FDA's owner, businessman and ex-police officer Keith Keating, denied all allegations of corruption.
The two systems - as well as a system called the VA-Amis proprietary solution, supplied by Keating's other company Investigative Software Solutions (ISS) - were all switched off, leaving the police's capacity to handle forensic evidence, firearm controls and their ability to do in-depth tracking for investigations compromised.
FDA 'locked out'
Police, however, said that within days of the shutdown they had made contingency plans and the systems were up and running without any input from FDA or ISS.
Last week at a press briefing held by SITA, its CEO Setumo Mohapi said that FDA was locked out of the entire SITA environment.
"The first thing we did after Mr Keating switched off the systems, we locked him out of our entire environment," Mohapi said.
He said that within a few days of FDA shutting down the police systems in April they had them back up and running again.
Mohapi also said that during investigations they uncovered information which raised red flags about the contracts they had with FDA, going as far as saying that some documents appeared to have been forged.
He said that once they had concluded court processes they would attempt to recoup money from the company.
"We have a case against everything. The January investigations were specifically on FDA and related companies. In every one of them we have questions," he said.
Boeremag allegations an 'unfounded quantum leap'
Allegations against FDA have kept on mounting.

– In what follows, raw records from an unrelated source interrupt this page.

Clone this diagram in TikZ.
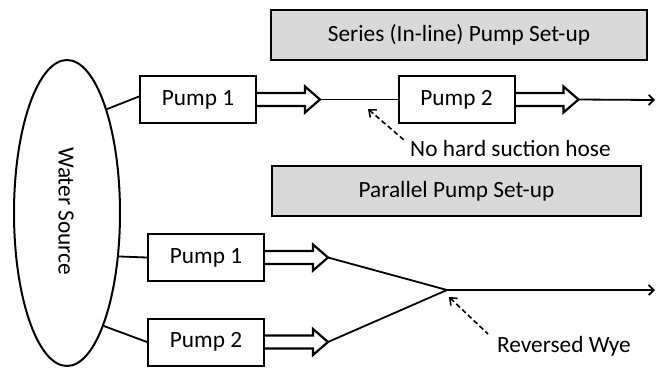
\documentclass[tikz,border=0pt]{standalone}
\usepackage{fontspec}
\setmainfont{Carlito}
\usetikzlibrary{shapes.geometric,arrows.meta}
\definecolor{hdrgray}{HTML}{D9D9D9}
\begin{document}
\begin{tikzpicture}[x=1pt,y=-1pt,
  every node/.style={font=\fontsize{23.3}{28}\selectfont},
  pumpbox/.style={draw,line width=2pt,minimum width=116pt,minimum height=47pt,inner sep=0pt},
  hdrbox/.style={draw,line width=1.6pt,fill=hdrgray,inner sep=0pt},
  pipe/.style={line width=1.8pt},
  note/.style={line width=1.6pt,dash pattern=on 5pt off 3pt,arrows={Straight Barb[length=6pt,width=10pt]-}},
  outarrow/.style={line width=1.8pt,arrows={-Straight Barb[length=5pt,width=10pt]}},
  fatarrow/.pic={\draw[line width=2.2pt,line join=miter] (0,6.5)--(48,6.5)--(48,13)--(63,0)--(48,-13)--(48,-6.5)--(0,-6.5); \coordinate (-tip) at (63,0);}
]
\useasboundingbox (0,0) rectangle (657,368);

% headers
\node[hdrbox,minimum width=376.5pt,minimum height=50.5pt] (hs) at (459,35) {Series (In-line) Pump Set-up};
\node[hdrbox,minimum width=369.5pt,minimum height=50.5pt] (hp) at (456.5,191) {Parallel Pump Set-up};

% water source
\node[draw,ellipse,line width=2pt,minimum width=106pt,minimum height=306pt,inner sep=0pt] (ws) at (67,213) {};
\node[rotate=-90] (wst) at (66,211) {Water Source};

% series
\node[pumpbox] (s1) at (198,99.5) {Pump 1};
\node[pumpbox] (s2) at (456.5,99.5) {Pump 2};
\pic (sa1) at (s1.east) {fatarrow};
\pic (sa2) at (s2.east) {fatarrow};
\coordinate (sout) at (655,100);
\draw[pipe] (ws.69) -- ([yshift=3pt]s1.west);
\draw[pipe] (sa1-tip) -- (s2.west);
\draw[outarrow] (sa2-tip) -- (sout);

\node[anchor=west,inner sep=0pt] (nh) at (410,148) {No hard suction hose};
\coordinate (nhtail) at (404,140);
\coordinate (hosept) at (368,109);
\draw[note] (hosept) -- (nhtail);

% parallel
\node[pumpbox] (p1) at (206,257.5) {Pump 1};
\node[pumpbox] (p2) at (206,342) {Pump 2};
\pic (pa1) at (p1.east) {fatarrow};
\pic (pa2) at (p2.east) {fatarrow};
\coordinate (wye) at (447,290);
\coordinate (pout) at (655,290);
\draw[pipe] (ws.-40) -- (p1.west);
\draw[pipe] (ws.-72) -- (p2.west);
\draw[pipe] (pa1-tip) -- (wye);
\draw[pipe] (pa2-tip) -- (wye);
\draw[outarrow] (wye) -- (pout);

\node[anchor=west,inner sep=0pt] (rw) at (497,346) {Reversed Wye};
\coordinate (rwtail) at (488,334);
\coordinate (wyept) at (449,297);
\draw[note] (wyept) -- (rwtail);
\end{tikzpicture}
\end{document}
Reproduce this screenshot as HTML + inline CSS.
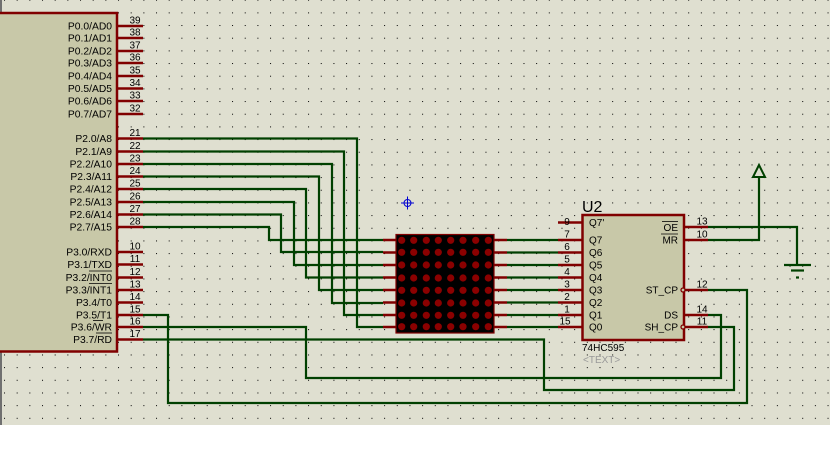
<!DOCTYPE html>
<html><head><meta charset="utf-8"><style>
html,body{margin:0;padding:0;background:#fff;}
svg{display:block;}
text{font-family:"Liberation Sans",Arial,sans-serif;fill:#000;}
</style></head><body>
<svg width="830" height="460" viewBox="0 0 830 460" xmlns="http://www.w3.org/2000/svg">
<defs>
<pattern id="g" x="4" y="-0.3" width="12.67" height="12.67" patternUnits="userSpaceOnUse">
<rect x="0" y="0" width="1" height="1" fill="#000"/>
</pattern>
</defs>
<rect x="0" y="0" width="830" height="425" fill="#dfdfd0"/>
<rect x="0" y="0" width="830" height="425" fill="url(#g)"/>
<rect x="0" y="0" width="2" height="425" fill="#707070"/>

<!-- MCU -->
<rect x="-5" y="13" width="122" height="338.5" fill="#c8c8a8" stroke="#800000" stroke-width="2.5"/>
<g stroke="#800000" stroke-width="2.5">
<line x1="117" y1="26" x2="143" y2="26"/><line x1="117" y1="38" x2="143" y2="38"/>
<line x1="117" y1="51" x2="143" y2="51"/><line x1="117" y1="63" x2="143" y2="63"/>
<line x1="117" y1="76" x2="143" y2="76"/><line x1="117" y1="88.5" x2="143" y2="88.5"/>
<line x1="117" y1="101" x2="143" y2="101"/><line x1="117" y1="114" x2="143" y2="114"/>
<line x1="117" y1="138.5" x2="143" y2="138.5"/><line x1="117" y1="151.5" x2="143" y2="151.5"/>
<line x1="117" y1="164" x2="143" y2="164"/><line x1="117" y1="176.5" x2="143" y2="176.5"/>
<line x1="117" y1="189" x2="143" y2="189"/><line x1="117" y1="202" x2="143" y2="202"/>
<line x1="117" y1="214.5" x2="143" y2="214.5"/><line x1="117" y1="227" x2="143" y2="227"/>
<line x1="117" y1="252" x2="143" y2="252"/><line x1="117" y1="264.5" x2="143" y2="264.5"/>
<line x1="117" y1="277.5" x2="143" y2="277.5"/><line x1="117" y1="290" x2="143" y2="290"/>
<line x1="117" y1="302.5" x2="143" y2="302.5"/><line x1="117" y1="315" x2="143" y2="315"/>
<line x1="117" y1="327" x2="143" y2="327"/><line x1="117" y1="339.5" x2="143" y2="339.5"/>
</g>
<g font-size="10.3" text-anchor="end">
<text x="112" y="29.5">P0.0/AD0</text><text x="112" y="41.5">P0.1/AD1</text>
<text x="112" y="54.5">P0.2/AD2</text><text x="112" y="66.5">P0.3/AD3</text>
<text x="112" y="79.5">P0.4/AD4</text><text x="112" y="92">P0.5/AD5</text>
<text x="112" y="104.5">P0.6/AD6</text><text x="112" y="117.5">P0.7/AD7</text>
<text x="112" y="142">P2.0/A8</text><text x="112" y="155">P2.1/A9</text>
<text x="112" y="167.5">P2.2/A10</text><text x="112" y="180">P2.3/A11</text>
<text x="112" y="192.5">P2.4/A12</text><text x="112" y="205.5">P2.5/A13</text>
<text x="112" y="218">P2.6/A14</text><text x="112" y="230.5">P2.7/A15</text>
<text x="112" y="255.5">P3.0/RXD</text><text x="112" y="268">P3.1/TXD</text>
<text x="112" y="281">P3.2/INT0</text><text x="112" y="293.5">P3.3/INT1</text>
<text x="112" y="306">P3.4/T0</text><text x="112" y="318.5">P3.5/T1</text>
<text x="112" y="330.5">P3.6/WR</text><text x="112" y="343">P3.7/RD</text>
</g>
<g stroke="#000" stroke-width="0.8">
<line x1="89" y1="271" x2="112" y2="271"/><line x1="89" y1="283.5" x2="112" y2="283.5"/>
<line x1="93" y1="320.5" x2="103" y2="320.5"/><line x1="96" y1="333" x2="112" y2="333"/>
</g>
<g font-size="10" text-anchor="middle">
<text x="135" y="23.5">39</text><text x="135" y="35.5">38</text><text x="135" y="48.5">37</text><text x="135" y="60.5">36</text>
<text x="135" y="73.5">35</text><text x="135" y="86">34</text><text x="135" y="98.5">33</text><text x="135" y="111.5">32</text>
<text x="135" y="136">21</text><text x="135" y="149">22</text><text x="135" y="161.5">23</text><text x="135" y="174">24</text>
<text x="135" y="186.5">25</text><text x="135" y="199.5">26</text><text x="135" y="212">27</text><text x="135" y="224.5">28</text>
<text x="135" y="249.5">10</text><text x="135" y="262">11</text><text x="135" y="275">12</text><text x="135" y="287.5">13</text>
<text x="135" y="300">14</text><text x="135" y="312.5">15</text><text x="135" y="324.5">16</text><text x="135" y="337">17</text>
</g>

<!-- wires -->
<g fill="none" stroke="#004000" stroke-width="2.2">
<polyline points="143,138.5 357,138.5 357,327 383,327"/>
<polyline points="143,151.5 344,151.5 344,315 383,315"/>
<polyline points="143,164 332,164 332,303 383,303"/>
<polyline points="143,176.5 319,176.5 319,290 383,290"/>
<polyline points="143,189 306,189 306,277.5 383,277.5"/>
<polyline points="143,202 294,202 294,265 383,265"/>
<polyline points="143,214.5 281,214.5 281,252 383,252"/>
<polyline points="143,227 269,227 269,240 383,240"/>
<line x1="507" y1="240" x2="558" y2="240"/><line x1="507" y1="252.5" x2="558" y2="252.5"/>
<line x1="507" y1="265" x2="558" y2="265"/><line x1="507" y1="277.5" x2="558" y2="277.5"/>
<line x1="507" y1="290" x2="558" y2="290"/><line x1="507" y1="302.5" x2="558" y2="302.5"/>
<line x1="507" y1="315" x2="558" y2="315"/><line x1="507" y1="327" x2="558" y2="327"/>
<polyline points="708,227 797,227 797,265"/>
<polyline points="708,240 759,240 759,177"/>
<polygon points="759,165 753,177 765,177" stroke-width="2"/>
<line x1="784" y1="265" x2="811" y2="265"/>
<line x1="791" y1="270.5" x2="804" y2="270.5"/>
<line x1="796" y1="277.5" x2="799" y2="277.5"/>
<polyline points="708,290 747,290 747,403 168,403 168,315 143,315"/>
<polyline points="708,315 721,315 721,378 306,378 306,327 143,327"/>
<polyline points="708,327 734,327 734,390 544,390 544,339.5 143,339.5"/>
</g>

<!-- matrix -->
<g stroke="#800000" stroke-width="2.5">
<line x1="383" y1="240" x2="396" y2="240"/><line x1="383" y1="252.5" x2="396" y2="252.5"/>
<line x1="383" y1="265" x2="396" y2="265"/><line x1="383" y1="277.5" x2="396" y2="277.5"/>
<line x1="383" y1="290" x2="396" y2="290"/><line x1="383" y1="302.5" x2="396" y2="302.5"/>
<line x1="383" y1="315" x2="396" y2="315"/><line x1="383" y1="327" x2="396" y2="327"/>
<line x1="494" y1="240" x2="507" y2="240"/><line x1="494" y1="252.5" x2="507" y2="252.5"/>
<line x1="494" y1="265" x2="507" y2="265"/><line x1="494" y1="277.5" x2="507" y2="277.5"/>
<line x1="494" y1="290" x2="507" y2="290"/><line x1="494" y1="302.5" x2="507" y2="302.5"/>
<line x1="494" y1="315" x2="507" y2="315"/><line x1="494" y1="327" x2="507" y2="327"/>
</g>
<rect x="396" y="234.5" width="98" height="98.5" fill="#000" stroke="#800000" stroke-width="1.2"/>
<g fill="#8b0000" id="dots">
</g>
<script>
(function(){var g=document.getElementById('dots');var xs=[401.7,413.7,426.3,438.3,450.7,463,475.7,488.3];var ys=[240.3,252.3,265,278,290.3,303,315.3,326.7];
var ns='http://www.w3.org/2000/svg';for(var i=0;i<8;i++)for(var j=0;j<8;j++){var c=document.createElementNS(ns,'circle');c.setAttribute('cx',xs[i]);c.setAttribute('cy',ys[j]);c.setAttribute('r',3.6);g.appendChild(c);}})();
</script>

<!-- crosshair -->
<g stroke="#0000d0" stroke-width="1" fill="none">
<circle cx="407.5" cy="203" r="3.5"/>
<line x1="401" y1="203" x2="414" y2="203"/><line x1="407.5" y1="196.5" x2="407.5" y2="209.5"/>
</g>

<!-- U2 -->
<g stroke="#800000" stroke-width="2.5">
<line x1="558" y1="222.5" x2="583" y2="222.5"/>
<line x1="558" y1="240" x2="583" y2="240"/><line x1="558" y1="252.5" x2="583" y2="252.5"/>
<line x1="558" y1="265" x2="583" y2="265"/><line x1="558" y1="277.5" x2="583" y2="277.5"/>
<line x1="558" y1="290" x2="583" y2="290"/><line x1="558" y1="302.5" x2="583" y2="302.5"/>
<line x1="558" y1="315" x2="583" y2="315"/><line x1="558" y1="327" x2="583" y2="327"/>
<line x1="684" y1="227" x2="708" y2="227"/><line x1="684" y1="240" x2="708" y2="240"/>
<line x1="684" y1="290" x2="708" y2="290"/><line x1="684" y1="315" x2="708" y2="315"/>
<line x1="684" y1="327" x2="708" y2="327"/>
</g>
<rect x="582.5" y="215" width="101.5" height="125" fill="#c8c8a8" stroke="#800000" stroke-width="2.5"/>
<circle cx="683" cy="290" r="2" fill="#c8c8a8" stroke="#800000" stroke-width="1.3"/>
<circle cx="683" cy="327" r="2" fill="#c8c8a8" stroke="#800000" stroke-width="1.3"/>
<text x="582" y="212" font-size="16">U2</text>
<g font-size="10">
<text x="589" y="226">Q7'</text><text x="589" y="243.5">Q7</text><text x="589" y="256">Q6</text>
<text x="589" y="268.5">Q5</text><text x="589" y="281">Q4</text><text x="589" y="293.5">Q3</text>
<text x="589" y="306">Q2</text><text x="589" y="318.5">Q1</text><text x="589" y="330.5">Q0</text>
</g>
<g font-size="10" text-anchor="end">
<text x="678" y="231">OE</text><text x="678" y="243.5">MR</text>
<text x="678" y="293.5">ST_CP</text><text x="678" y="318.5">DS</text><text x="678" y="330.5">SH_CP</text>
</g>
<g stroke="#000" stroke-width="0.8">
<line x1="662" y1="221.5" x2="678" y2="221.5"/><line x1="661" y1="234" x2="678" y2="234"/>
</g>
<g font-size="10" text-anchor="middle">
<text x="567" y="225">9</text><text x="567" y="237.5">7</text><text x="567" y="250">6</text>
<text x="567" y="262.5">5</text><text x="567" y="275">4</text><text x="567" y="287.5">3</text>
<text x="567" y="300">2</text><text x="567" y="312.5">1</text><text x="565" y="324.5">15</text>
<text x="702" y="224.5">13</text><text x="702" y="237.5">10</text><text x="702" y="287.5">12</text>
<text x="702" y="312.5">14</text><text x="702" y="324.5">11</text>
</g>
<text x="582" y="351" font-size="10">74HC595</text>
<text x="583" y="363" font-size="10" fill="#999" style="fill:#999">&lt;TEXT&gt;</text>
</svg>
</body></html>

Earlier this month at a session of the Standing Committee on Public Accounts, allegations were made that a cabal with ties with the Boeremag had been operating at SITA, and was part of the FDA dealings.
FDA denied this and said in a statement that to suggest that its software services were being run from a prison cell was a "completely unfounded quantum leap".
FDA said that several allegations against it emerged after it was approached by former SITA employees about two years ago who allegedly demanded that FDA give them company shares.
"This damaging campaign against FDA, ending in a mythical Boeremag takeover plot, has meant that FDA has not been paid since October 2017, resulting in the retrenchment of 62 hard-working and dedicated staff members," the company said in a statement.
It appears that all of this has led to the closure of the company's offices.
Court battles to continue
When asked if the offices had closed down, Keating said that "obviously with SAPS and SITA not paying for services for six months now it has had a negative impact.
"We have retrenched staff. This will not affect any of our court battles," Keating said.
He added that the businesses were not closing.
"We will continue our fight with SITA and SAPS. It was the prudent step to take to protect the employee's rights," Keating said.
National police spokesperson Brigadier Vish Naidoo said the police would not make any further comment on their battle with FDA.
"We will not be making any further comment because this matter is before the courts," Naidoo said.